* **What you will do**: Below are records; please write out exactly the lines from the first line through the line containing "ax.plot([g - half, g", with no pictures.

* **Supplied data**:
+ + +

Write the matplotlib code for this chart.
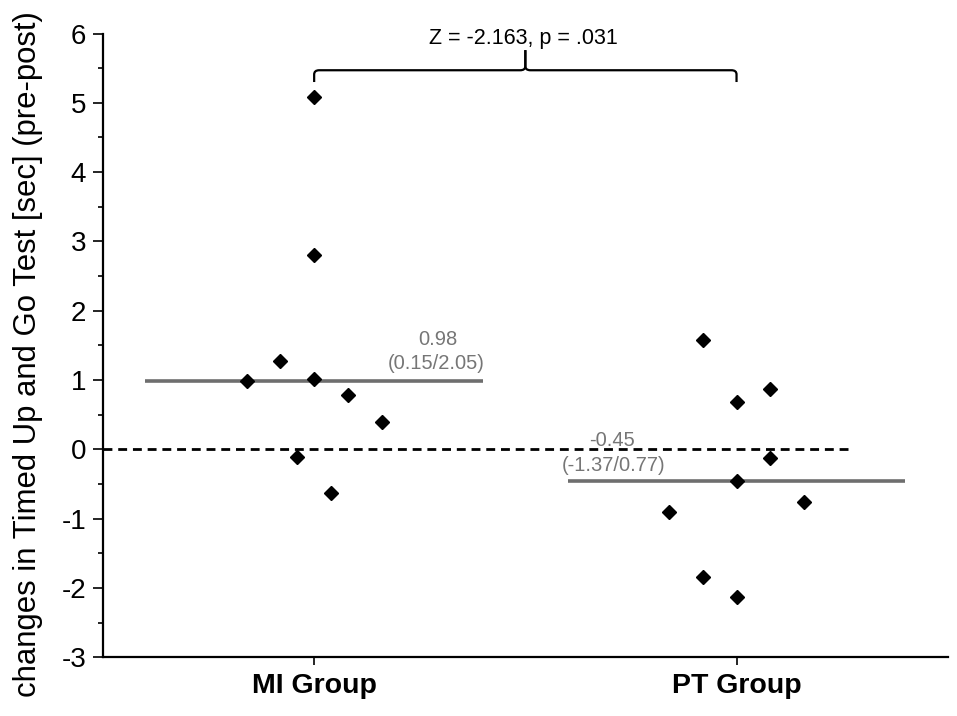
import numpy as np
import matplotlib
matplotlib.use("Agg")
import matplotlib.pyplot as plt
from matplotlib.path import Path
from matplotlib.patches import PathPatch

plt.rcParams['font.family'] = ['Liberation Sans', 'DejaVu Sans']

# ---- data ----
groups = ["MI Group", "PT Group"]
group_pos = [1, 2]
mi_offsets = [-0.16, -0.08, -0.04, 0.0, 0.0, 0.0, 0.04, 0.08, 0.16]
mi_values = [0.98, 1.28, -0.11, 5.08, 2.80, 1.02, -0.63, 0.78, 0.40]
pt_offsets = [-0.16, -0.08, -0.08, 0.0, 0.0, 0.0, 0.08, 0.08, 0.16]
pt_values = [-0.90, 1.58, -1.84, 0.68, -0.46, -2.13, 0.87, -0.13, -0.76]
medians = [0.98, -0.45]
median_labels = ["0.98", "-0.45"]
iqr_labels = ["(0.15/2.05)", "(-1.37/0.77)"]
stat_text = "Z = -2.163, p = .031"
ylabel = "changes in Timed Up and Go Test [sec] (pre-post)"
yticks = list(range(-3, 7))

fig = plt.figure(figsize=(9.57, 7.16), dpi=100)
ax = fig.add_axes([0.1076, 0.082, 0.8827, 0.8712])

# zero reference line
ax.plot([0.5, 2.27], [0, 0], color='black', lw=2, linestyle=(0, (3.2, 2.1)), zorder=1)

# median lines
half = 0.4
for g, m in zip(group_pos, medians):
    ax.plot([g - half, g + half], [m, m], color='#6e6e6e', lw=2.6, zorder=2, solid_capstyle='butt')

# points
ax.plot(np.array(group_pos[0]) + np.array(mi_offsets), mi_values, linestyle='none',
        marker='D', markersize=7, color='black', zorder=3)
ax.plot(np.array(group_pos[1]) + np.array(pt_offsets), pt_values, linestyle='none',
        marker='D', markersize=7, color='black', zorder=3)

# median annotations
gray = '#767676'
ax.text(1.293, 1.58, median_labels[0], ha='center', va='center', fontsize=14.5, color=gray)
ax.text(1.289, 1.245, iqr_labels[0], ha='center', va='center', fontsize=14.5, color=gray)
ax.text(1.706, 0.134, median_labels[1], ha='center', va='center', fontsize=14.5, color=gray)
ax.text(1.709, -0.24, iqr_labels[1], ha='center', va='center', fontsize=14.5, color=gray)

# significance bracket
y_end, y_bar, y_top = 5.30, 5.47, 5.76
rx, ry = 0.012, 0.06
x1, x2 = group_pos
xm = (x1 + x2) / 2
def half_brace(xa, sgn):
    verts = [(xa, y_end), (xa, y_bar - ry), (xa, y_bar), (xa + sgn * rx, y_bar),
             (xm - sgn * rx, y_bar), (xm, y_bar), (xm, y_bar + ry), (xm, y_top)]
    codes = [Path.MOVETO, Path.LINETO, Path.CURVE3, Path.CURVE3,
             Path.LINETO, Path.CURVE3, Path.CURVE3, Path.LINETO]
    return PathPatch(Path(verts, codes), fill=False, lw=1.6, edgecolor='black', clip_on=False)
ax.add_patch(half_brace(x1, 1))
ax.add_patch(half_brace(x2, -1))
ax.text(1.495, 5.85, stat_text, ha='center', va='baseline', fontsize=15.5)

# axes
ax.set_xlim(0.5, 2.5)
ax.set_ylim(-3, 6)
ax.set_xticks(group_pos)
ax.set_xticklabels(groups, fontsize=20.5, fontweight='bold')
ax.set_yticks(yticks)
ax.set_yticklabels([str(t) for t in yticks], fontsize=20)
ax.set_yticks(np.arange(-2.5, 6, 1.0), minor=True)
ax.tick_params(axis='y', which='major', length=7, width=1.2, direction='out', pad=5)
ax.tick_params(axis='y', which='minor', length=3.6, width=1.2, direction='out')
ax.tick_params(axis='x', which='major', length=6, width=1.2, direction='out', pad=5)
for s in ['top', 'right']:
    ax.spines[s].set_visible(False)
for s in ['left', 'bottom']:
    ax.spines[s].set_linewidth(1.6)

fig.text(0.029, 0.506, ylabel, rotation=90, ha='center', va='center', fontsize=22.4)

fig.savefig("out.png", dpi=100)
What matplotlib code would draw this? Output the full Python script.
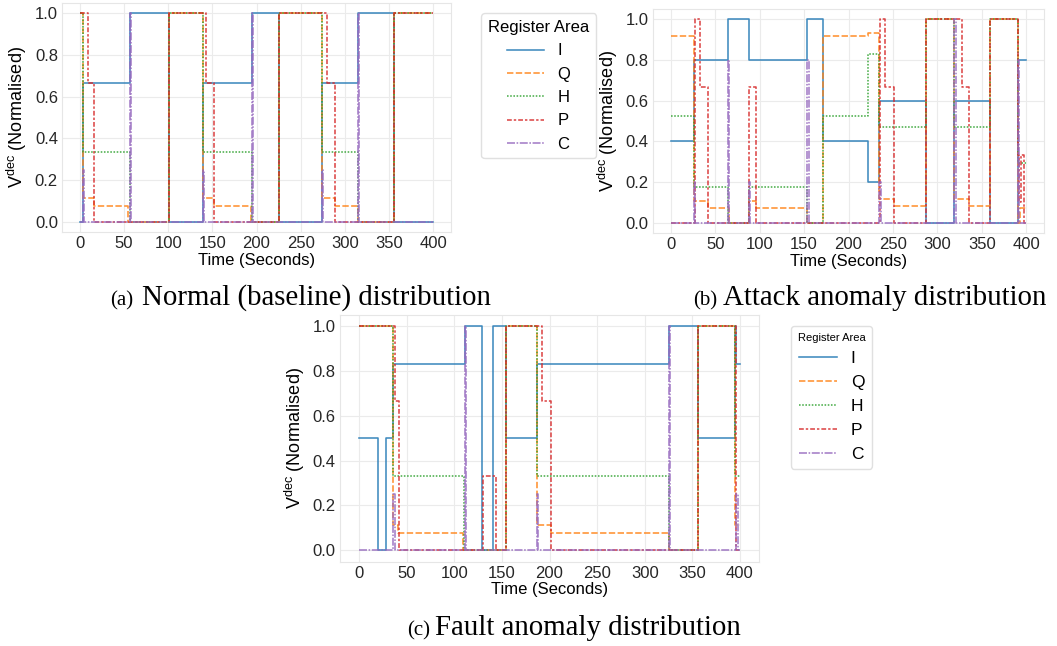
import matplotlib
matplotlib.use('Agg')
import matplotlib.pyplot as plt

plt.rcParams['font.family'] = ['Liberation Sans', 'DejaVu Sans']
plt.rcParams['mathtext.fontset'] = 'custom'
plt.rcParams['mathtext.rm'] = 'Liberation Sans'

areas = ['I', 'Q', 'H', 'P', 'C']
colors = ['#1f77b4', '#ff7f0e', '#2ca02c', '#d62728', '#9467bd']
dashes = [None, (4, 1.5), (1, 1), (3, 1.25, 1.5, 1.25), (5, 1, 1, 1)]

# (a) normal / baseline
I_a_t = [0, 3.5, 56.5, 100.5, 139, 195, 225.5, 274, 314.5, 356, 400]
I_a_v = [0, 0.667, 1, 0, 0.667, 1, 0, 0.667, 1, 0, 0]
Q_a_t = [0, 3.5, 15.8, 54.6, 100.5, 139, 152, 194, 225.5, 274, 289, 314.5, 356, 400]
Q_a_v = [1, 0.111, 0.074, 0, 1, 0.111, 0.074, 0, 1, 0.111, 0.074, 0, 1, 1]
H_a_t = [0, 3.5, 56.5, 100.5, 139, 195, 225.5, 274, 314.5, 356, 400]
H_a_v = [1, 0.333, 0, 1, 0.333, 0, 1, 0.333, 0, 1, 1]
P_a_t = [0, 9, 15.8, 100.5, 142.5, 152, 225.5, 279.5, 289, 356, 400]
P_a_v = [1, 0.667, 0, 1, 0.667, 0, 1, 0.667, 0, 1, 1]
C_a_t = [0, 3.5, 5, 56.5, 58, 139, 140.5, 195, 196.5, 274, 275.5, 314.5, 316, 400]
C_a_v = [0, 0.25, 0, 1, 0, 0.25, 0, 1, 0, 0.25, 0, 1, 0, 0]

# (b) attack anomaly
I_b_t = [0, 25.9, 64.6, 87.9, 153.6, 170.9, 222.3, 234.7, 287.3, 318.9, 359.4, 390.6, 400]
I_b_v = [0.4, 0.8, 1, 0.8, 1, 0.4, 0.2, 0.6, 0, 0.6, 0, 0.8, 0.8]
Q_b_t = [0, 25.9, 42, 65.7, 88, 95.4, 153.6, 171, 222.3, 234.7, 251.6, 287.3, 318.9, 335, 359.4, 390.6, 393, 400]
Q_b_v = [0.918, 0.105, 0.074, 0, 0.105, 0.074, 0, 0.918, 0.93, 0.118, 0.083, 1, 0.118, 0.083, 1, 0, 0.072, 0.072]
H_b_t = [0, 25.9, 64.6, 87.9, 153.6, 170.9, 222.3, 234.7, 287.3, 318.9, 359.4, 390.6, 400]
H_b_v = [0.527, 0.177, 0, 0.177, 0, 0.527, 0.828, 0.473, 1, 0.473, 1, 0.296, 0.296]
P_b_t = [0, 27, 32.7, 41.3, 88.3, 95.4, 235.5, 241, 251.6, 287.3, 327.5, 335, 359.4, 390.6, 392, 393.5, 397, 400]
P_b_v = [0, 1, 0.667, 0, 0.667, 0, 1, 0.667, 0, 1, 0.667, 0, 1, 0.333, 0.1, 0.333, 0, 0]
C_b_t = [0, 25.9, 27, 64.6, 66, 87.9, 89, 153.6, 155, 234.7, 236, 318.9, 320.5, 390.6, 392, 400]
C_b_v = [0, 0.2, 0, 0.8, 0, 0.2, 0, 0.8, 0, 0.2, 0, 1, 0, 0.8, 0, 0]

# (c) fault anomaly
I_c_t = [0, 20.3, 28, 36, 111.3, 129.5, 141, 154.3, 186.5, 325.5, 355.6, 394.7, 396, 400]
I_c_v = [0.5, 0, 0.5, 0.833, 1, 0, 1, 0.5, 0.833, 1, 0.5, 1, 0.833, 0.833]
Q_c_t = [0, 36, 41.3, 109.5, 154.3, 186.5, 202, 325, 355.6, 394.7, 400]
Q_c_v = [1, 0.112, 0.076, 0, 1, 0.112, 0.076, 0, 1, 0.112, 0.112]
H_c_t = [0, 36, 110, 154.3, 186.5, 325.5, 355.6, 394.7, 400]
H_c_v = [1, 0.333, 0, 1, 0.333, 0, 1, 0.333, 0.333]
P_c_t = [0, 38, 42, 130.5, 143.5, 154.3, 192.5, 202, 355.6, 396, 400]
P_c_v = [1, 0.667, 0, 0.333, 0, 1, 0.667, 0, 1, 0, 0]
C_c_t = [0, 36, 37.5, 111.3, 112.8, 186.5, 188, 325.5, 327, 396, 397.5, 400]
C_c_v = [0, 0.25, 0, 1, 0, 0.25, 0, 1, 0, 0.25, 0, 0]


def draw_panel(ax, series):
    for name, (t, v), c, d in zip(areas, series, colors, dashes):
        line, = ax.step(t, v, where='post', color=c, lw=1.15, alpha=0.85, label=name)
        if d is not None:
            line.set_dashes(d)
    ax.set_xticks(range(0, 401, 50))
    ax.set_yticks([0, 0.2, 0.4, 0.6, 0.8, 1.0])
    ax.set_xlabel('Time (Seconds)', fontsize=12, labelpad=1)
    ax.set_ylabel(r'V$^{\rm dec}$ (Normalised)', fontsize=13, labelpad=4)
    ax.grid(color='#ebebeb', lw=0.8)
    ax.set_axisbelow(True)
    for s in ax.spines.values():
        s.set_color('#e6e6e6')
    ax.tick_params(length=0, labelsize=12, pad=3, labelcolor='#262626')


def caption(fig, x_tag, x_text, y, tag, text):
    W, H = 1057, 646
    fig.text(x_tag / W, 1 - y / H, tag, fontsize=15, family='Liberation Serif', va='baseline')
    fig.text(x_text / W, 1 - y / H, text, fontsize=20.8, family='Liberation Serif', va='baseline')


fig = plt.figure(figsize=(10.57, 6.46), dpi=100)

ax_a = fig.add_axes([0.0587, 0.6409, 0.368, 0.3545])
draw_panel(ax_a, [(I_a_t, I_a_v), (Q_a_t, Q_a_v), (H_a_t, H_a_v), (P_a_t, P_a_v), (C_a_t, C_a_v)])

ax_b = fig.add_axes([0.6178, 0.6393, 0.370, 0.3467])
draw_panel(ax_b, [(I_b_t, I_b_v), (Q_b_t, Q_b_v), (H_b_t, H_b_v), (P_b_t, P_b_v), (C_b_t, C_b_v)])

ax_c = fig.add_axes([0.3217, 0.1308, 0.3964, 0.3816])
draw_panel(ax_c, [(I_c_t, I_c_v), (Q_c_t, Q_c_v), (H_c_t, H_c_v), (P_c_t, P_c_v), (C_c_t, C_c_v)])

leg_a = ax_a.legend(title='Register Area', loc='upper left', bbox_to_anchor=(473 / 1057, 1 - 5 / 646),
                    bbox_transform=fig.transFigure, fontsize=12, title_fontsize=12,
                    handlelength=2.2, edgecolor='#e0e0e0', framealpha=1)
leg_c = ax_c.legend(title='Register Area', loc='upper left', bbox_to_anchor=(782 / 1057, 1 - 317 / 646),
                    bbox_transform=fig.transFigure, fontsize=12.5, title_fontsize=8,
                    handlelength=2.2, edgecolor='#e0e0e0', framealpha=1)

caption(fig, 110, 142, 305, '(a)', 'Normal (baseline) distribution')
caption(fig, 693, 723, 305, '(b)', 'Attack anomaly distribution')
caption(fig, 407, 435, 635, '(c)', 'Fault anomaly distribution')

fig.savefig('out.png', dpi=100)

+ + +

* **Answer below**:
Write the matplotlib code for this chart.
import numpy as np
import matplotlib
matplotlib.use("Agg")
import matplotlib.pyplot as plt
from matplotlib.path import Path
from matplotlib.patches import PathPatch

plt.rcParams['font.family'] = ['Liberation Sans', 'DejaVu Sans']

# ---- data ----
groups = ["MI Group", "PT Group"]
group_pos = [1, 2]
mi_offsets = [-0.16, -0.08, -0.04, 0.0, 0.0, 0.0, 0.04, 0.08, 0.16]
mi_values = [0.98, 1.28, -0.11, 5.08, 2.80, 1.02, -0.63, 0.78, 0.40]
pt_offsets = [-0.16, -0.08, -0.08, 0.0, 0.0, 0.0, 0.08, 0.08, 0.16]
pt_values = [-0.90, 1.58, -1.84, 0.68, -0.46, -2.13, 0.87, -0.13, -0.76]
medians = [0.98, -0.45]
median_labels = ["0.98", "-0.45"]
iqr_labels = ["(0.15/2.05)", "(-1.37/0.77)"]
stat_text = "Z = -2.163, p = .031"
ylabel = "changes in Timed Up and Go Test [sec] (pre-post)"
yticks = list(range(-3, 7))

fig = plt.figure(figsize=(9.57, 7.16), dpi=100)
ax = fig.add_axes([0.1076, 0.082, 0.8827, 0.8712])

# zero reference line
ax.plot([0.5, 2.27], [0, 0], color='black', lw=2, linestyle=(0, (3.2, 2.1)), zorder=1)

# median lines
half = 0.4
for g, m in zip(group_pos, medians):
    ax.plot([g - half, g + half], [m, m], color='#6e6e6e', lw=2.6, zorder=2, solid_capstyle='butt')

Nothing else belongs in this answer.